#### WHAT YOU WILL DO:
Skip all pictures, then copy the lines from the start of the data through the line with "0.061, 0.032, 0.016, 0.008, 0.004, 0.002]", keeping both ends.
%%
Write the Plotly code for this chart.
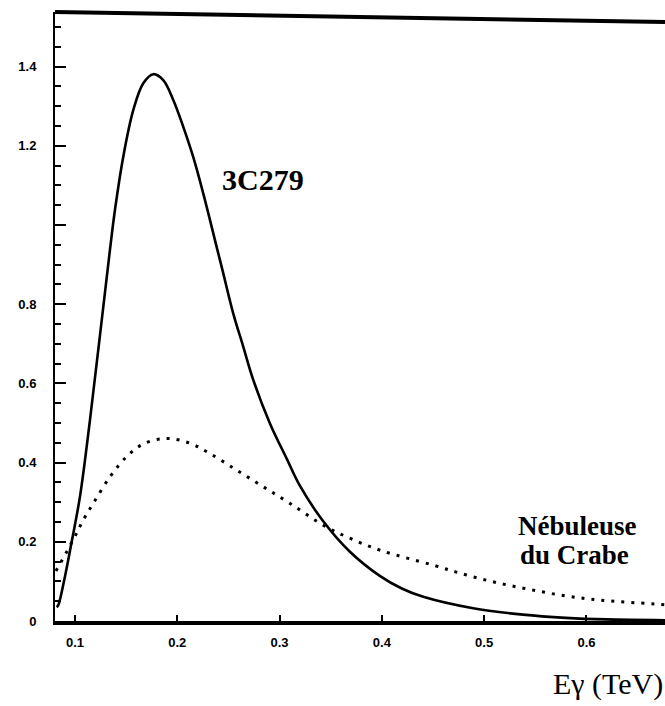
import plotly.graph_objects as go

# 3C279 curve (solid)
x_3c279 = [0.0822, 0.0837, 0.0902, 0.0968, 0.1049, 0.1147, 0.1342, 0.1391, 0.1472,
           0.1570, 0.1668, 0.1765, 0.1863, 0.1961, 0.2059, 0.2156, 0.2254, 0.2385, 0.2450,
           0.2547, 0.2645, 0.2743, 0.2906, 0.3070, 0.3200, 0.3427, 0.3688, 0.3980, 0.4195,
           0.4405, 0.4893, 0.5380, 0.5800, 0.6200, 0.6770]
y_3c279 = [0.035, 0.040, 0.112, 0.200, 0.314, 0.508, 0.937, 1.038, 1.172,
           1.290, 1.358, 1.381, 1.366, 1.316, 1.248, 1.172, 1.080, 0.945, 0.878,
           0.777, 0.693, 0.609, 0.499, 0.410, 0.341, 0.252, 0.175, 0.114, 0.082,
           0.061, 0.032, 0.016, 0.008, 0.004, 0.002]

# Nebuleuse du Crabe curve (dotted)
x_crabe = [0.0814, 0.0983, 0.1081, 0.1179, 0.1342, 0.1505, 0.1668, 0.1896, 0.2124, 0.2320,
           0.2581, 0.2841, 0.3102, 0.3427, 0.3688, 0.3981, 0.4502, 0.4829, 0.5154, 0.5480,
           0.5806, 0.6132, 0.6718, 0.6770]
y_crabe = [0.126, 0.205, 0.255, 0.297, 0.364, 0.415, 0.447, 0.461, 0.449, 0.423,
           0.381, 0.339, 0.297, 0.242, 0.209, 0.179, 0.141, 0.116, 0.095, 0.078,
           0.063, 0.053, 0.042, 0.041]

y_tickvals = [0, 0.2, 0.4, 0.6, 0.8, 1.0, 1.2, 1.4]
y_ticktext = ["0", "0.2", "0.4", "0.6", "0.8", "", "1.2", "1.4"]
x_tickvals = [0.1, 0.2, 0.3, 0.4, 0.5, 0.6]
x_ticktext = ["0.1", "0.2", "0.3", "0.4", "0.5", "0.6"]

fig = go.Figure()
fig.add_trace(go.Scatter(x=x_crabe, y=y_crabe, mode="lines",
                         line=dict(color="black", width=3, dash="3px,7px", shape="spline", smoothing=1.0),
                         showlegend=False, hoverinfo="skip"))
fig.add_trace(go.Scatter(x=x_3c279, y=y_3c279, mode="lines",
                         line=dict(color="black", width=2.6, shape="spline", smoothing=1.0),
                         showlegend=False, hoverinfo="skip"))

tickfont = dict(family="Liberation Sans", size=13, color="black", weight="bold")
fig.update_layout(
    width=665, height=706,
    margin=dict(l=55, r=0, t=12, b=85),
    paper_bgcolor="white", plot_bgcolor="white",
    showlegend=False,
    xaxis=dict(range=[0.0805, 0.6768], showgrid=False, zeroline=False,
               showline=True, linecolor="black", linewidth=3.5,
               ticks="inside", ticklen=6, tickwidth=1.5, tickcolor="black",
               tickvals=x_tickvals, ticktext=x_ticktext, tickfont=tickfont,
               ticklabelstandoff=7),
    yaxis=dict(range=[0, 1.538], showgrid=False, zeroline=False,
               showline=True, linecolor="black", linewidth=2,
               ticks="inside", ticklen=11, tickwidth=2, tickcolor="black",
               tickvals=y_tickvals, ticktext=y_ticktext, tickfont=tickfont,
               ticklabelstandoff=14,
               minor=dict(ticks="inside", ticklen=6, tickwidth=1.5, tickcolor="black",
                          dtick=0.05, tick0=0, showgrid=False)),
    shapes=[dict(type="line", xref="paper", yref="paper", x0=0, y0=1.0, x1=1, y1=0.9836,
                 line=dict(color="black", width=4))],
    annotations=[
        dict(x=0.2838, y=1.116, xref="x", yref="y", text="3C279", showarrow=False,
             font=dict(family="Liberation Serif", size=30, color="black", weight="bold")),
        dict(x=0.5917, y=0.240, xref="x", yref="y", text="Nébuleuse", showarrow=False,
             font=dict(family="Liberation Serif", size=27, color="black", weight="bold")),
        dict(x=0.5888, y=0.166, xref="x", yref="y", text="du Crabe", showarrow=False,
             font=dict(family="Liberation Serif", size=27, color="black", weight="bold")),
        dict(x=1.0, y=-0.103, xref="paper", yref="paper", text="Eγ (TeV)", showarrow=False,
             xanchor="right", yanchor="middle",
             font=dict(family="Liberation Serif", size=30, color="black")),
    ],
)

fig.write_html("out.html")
%%
#### FULL ANSWER:
Write the Plotly code for this chart.
import plotly.graph_objects as go

# 3C279 curve (solid)
x_3c279 = [0.0822, 0.0837, 0.0902, 0.0968, 0.1049, 0.1147, 0.1342, 0.1391, 0.1472,
           0.1570, 0.1668, 0.1765, 0.1863, 0.1961, 0.2059, 0.2156, 0.2254, 0.2385, 0.2450,
           0.2547, 0.2645, 0.2743, 0.2906, 0.3070, 0.3200, 0.3427, 0.3688, 0.3980, 0.4195,
           0.4405, 0.4893, 0.5380, 0.5800, 0.6200, 0.6770]
y_3c279 = [0.035, 0.040, 0.112, 0.200, 0.314, 0.508, 0.937, 1.038, 1.172,
           1.290, 1.358, 1.381, 1.366, 1.316, 1.248, 1.172, 1.080, 0.945, 0.878,
           0.777, 0.693, 0.609, 0.499, 0.410, 0.341, 0.252, 0.175, 0.114, 0.082,
           0.061, 0.032, 0.016, 0.008, 0.004, 0.002]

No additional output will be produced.